5.25.2006

Jumping the Scratch

I liked So B. It, the author's most recent middle-grade novel, very much, so I had high hopes for Jumping the Scratch. It's a quick read and a mostly enjoyable one, though I found myself closing the book with a decidedly lackluster "huh."

Jamie has had a rough life: his father skipped town, his cat died, and his mother uprooted him to live with their amnesia-stricken aunt in a trailer park. And there's one more thing -- a secret so shameful to Jamie that he can't even think about it.

Jumping the Scratch tackles a slew of heavy themes: sexual abuse, memory, loss, friendship, and self-esteem. For the most part, it's accessible and carefully paced, never heavy-handed. But I couldn't help feeling that the hard issues were all on the surface, that a certain breeziness permeated the novel and kept me from feeling the weight of Jamie's abuse fully. Jamie is a likable kid, but the secondary characters seemed a bit stock: his horrid, cruel teacher; his overworked, unsympathetic mother; the precocious kid Audrey, whose claims of ESP eventually help Jamie unlock the memories that make him ashamed.
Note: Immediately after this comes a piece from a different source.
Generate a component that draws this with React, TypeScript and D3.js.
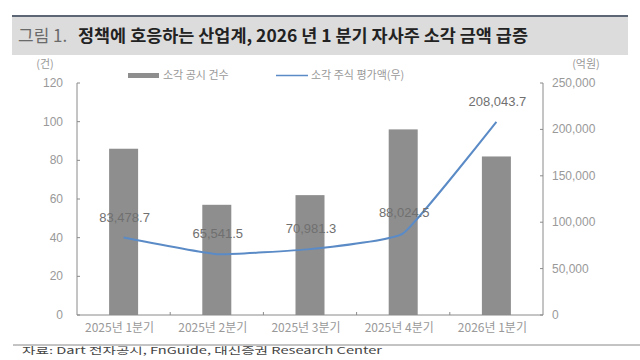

Only Sapphy, Jamie's once-vibrant, now brain-damaged aunt, is more richly drawn, and even her eventual recovery felt a bit convenient.

Don't get me wrong: I liked the novel as I was reading it, and I would recommend it to good intermediate readers. But I couldn't help feeling like the author could've done more with the story.

Jumping the Scratch by Sarah Weeks. Geringer/HarperCollins, 2006. 176 pages.